§ **Objective**:
Retype only what runs from the first line of the listing to the line holding "var inattFit = [[4, -4.93], [9, -0.19]];", both included. Do not retype the pictures.

§ **Information supplied**:
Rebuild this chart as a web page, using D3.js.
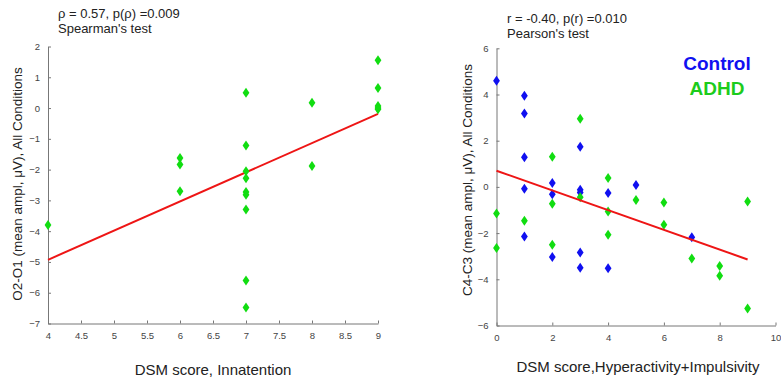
<!DOCTYPE html>
<html>
<head>
<meta charset="utf-8">
<script src="https://cdn.jsdelivr.net/npm/d3@7"></script>
<style>
  body { margin: 0; background: #fff; }
  text { font-family: Arial, "Liberation Sans", sans-serif; }
</style>
</head>
<body>
<svg width="781" height="379"></svg>
<script>
// Left panel: inattention score vs O2-O1
var inattX = [4, 6, 6, 6, 7, 7, 7, 7, 7, 7, 7, 7, 7, 8, 8, 9, 9, 9, 9, 9];
var inattY = [-3.8, -1.62, -1.83, -2.7, 0.5, -1.22, -2.05, -2.28, -2.73, -2.82, -3.3, -5.6, -6.48, 0.17, -1.88, 1.55, 0.65, 0.07, 0.0, -0.04];
var inattFit = [[4, -4.93], [9, -0.19]];

// Right panel: hyperactivity+impulsivity score vs C4-C3
var ctrlX = [0, 1, 1, 1, 1, 1, 2, 2, 2, 3, 3, 3, 3, 3, 4, 4, 5, 7];
var ctrlY = [4.6, 3.95, 3.18, 1.28, -0.08, -2.15, 0.17, -0.32, -3.04, 1.74, -0.12, -0.24, -2.84, -3.5, -0.26, -3.52, 0.08, -2.18];
var adhdX = [0, 0, 1, 2, 2, 2, 3, 3, 4, 4, 4, 5, 6, 6, 7, 8, 8, 9, 9];
var adhdY = [-1.15, -2.65, -1.46, 1.3, -0.73, -2.5, 2.95, -0.45, 0.38, -1.07, -2.07, -0.57, -0.68, -1.64, -3.1, -3.42, -3.85, -0.63, -5.26];
var hyperFit = [[0, 0.7], [9, -3.14]];

var leftXTicks = [4, 4.5, 5, 5.5, 6, 6.5, 7, 7.5, 8, 8.5, 9];
var leftYTicks = [-7, -6, -5, -4, -3, -2, -1, 0, 1, 2];
var rightXTicks = [0, 2, 4, 6, 8, 10];
var rightYTicks = [-6, -4, -2, 0, 2, 4, 6];

var green = "#11dd11", blue = "#1010f0", red = "#ee1515";

var svg = d3.select("svg");

// MATLAB style 'd' marker
function diamond(sel, color) {
  sel.attr("d", "M0,-5L3.4,0L0,5L-3.4,0Z").attr("fill", color);
}

function drawAxes(g, x, y, xTicks, yTicks) {
  var fmt = d3.format("~g");
  var xa = g.append("g")
    .attr("transform", "translate(0," + y.range()[0] + ")")
    .call(d3.axisBottom(x).tickValues(xTicks).tickFormat(fmt).tickSizeInner(-3).tickSizeOuter(0).tickPadding(9));
  var ya = g.append("g")
    .attr("transform", "translate(" + x.range()[0] + ",0)")
    .call(d3.axisLeft(y).tickValues(yTicks).tickFormat(fmt).tickSizeInner(-3).tickSizeOuter(0).tickPadding(8));
  [xa, ya].forEach(function(a) {
    a.select(".domain").attr("stroke", "#777");
    a.selectAll(".tick line").attr("stroke", "#777");
    a.selectAll(".tick text").attr("fill", "#444").style("font-size", "9.5px");
  });
}

// ---- left panel ----
var xL = d3.scaleLinear().domain([4, 9]).range([48, 378]);
var yL = d3.scaleLinear().domain([-7, 2]).range([323.5, 46.5]);
var gL = svg.append("g");
drawAxes(gL, xL, yL, leftXTicks, leftYTicks);

gL.append("path")
  .datum(inattFit)
  .attr("fill", "none").attr("stroke", red).attr("stroke-width", 2)
  .attr("d", d3.line().x(function(d) { return xL(d[0]); }).y(function(d) { return yL(d[1]); }));

gL.selectAll(".pt")
  .data(d3.range(inattX.length))
  .enter().append("path")
    .attr("transform", function(i) { return "translate(" + xL(inattX[i]) + "," + yL(inattY[i]) + ")"; })
    .call(diamond, green);

gL.append("text").attr("x", 58).attr("y", 18).style("font-size", "13px").attr("fill", "#222")
  .text("\u03c1 = 0.57, p(\u03c1) =0.009");
gL.append("text").attr("x", 58).attr("y", 33).style("font-size", "13px").attr("fill", "#222")
  .text("Spearman's test");
gL.append("text").attr("x", 213).attr("y", 375).attr("text-anchor", "middle")
  .style("font-size", "15px").attr("fill", "#222").text("DSM score, Innatention");
gL.append("text").attr("transform", "translate(22,184) rotate(-90)").attr("text-anchor", "middle")
  .style("font-size", "13.5px").attr("fill", "#222").text("O2-O1 (mean ampl, \u03bcV), All Conditions");

// ---- right panel ----
var xR = d3.scaleLinear().domain([0, 10]).range([496.5, 775.5]);
var yR = d3.scaleLinear().domain([-6, 6]).range([325.5, 48.3]);
var gR = svg.append("g");
drawAxes(gR, xR, yR, rightXTicks, rightYTicks);

gR.selectAll(".ctrl")
  .data(d3.range(ctrlX.length))
  .enter().append("path")
    .attr("transform", function(i) { return "translate(" + xR(ctrlX[i]) + "," + yR(ctrlY[i]) + ")"; })
    .call(diamond, blue);

gR.selectAll(".adhd")
  .data(d3.range(adhdX.length))
  .enter().append("path")
    .attr("transform", function(i) { return "translate(" + xR(adhdX[i]) + "," + yR(adhdY[i]) + ")"; })
    .call(diamond, green);

gR.append("path")
  .datum(hyperFit)
  .attr("fill", "none").attr("stroke", red).attr("stroke-width", 2)
  .attr("d", d3.line().x(function(d) { return xR(d[0]); }).y(function(d) { return yR(d[1]); }));

gR.append("text").attr("x", 507).attr("y", 23).style("font-size", "13px").attr("fill", "#222")
  .text("r = -0.40, p(r) =0.010");
gR.append("text").attr("x", 507).attr("y", 38).style("font-size", "13px").attr("fill", "#222")
  .text("Pearson's test");
gR.append("text").attr("x", 717).attr("y", 70).attr("text-anchor", "middle")
  .style("font-size", "19px").style("font-weight", "bold").attr("fill", blue).text("Control");
gR.append("text").attr("x", 717).attr("y", 95).attr("text-anchor", "middle")
  .style("font-size", "19px").style("font-weight", "bold").attr("fill", "#1ccc1c").text("ADHD");
gR.append("text").attr("x", 638).attr("y", 372).attr("text-anchor", "middle")
  .style("font-size", "15px").attr("fill", "#222").text("DSM score,Hyperactivity+Impulsivity");
gR.append("text").attr("transform", "translate(472,180) rotate(-90)").attr("text-anchor", "middle")
  .style("font-size", "13.5px").attr("fill", "#222").text("C4-C3 (mean ampl, \u03bcV), All Conditions");
</script>
</body>
</html>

§ **Final answer**:
Rebuild this chart as a web page, using D3.js.
<!DOCTYPE html>
<html>
<head>
<meta charset="utf-8">
<script src="https://cdn.jsdelivr.net/npm/d3@7"></script>
<style>
  body { margin: 0; background: #fff; }
  text { font-family: Arial, "Liberation Sans", sans-serif; }
</style>
</head>
<body>
<svg width="781" height="379"></svg>
<script>
// Left panel: inattention score vs O2-O1
var inattX = [4, 6, 6, 6, 7, 7, 7, 7, 7, 7, 7, 7, 7, 8, 8, 9, 9, 9, 9, 9];
var inattY = [-3.8, -1.62, -1.83, -2.7, 0.5, -1.22, -2.05, -2.28, -2.73, -2.82, -3.3, -5.6, -6.48, 0.17, -1.88, 1.55, 0.65, 0.07, 0.0, -0.04];
var inattFit = [[4, -4.93], [9, -0.19]];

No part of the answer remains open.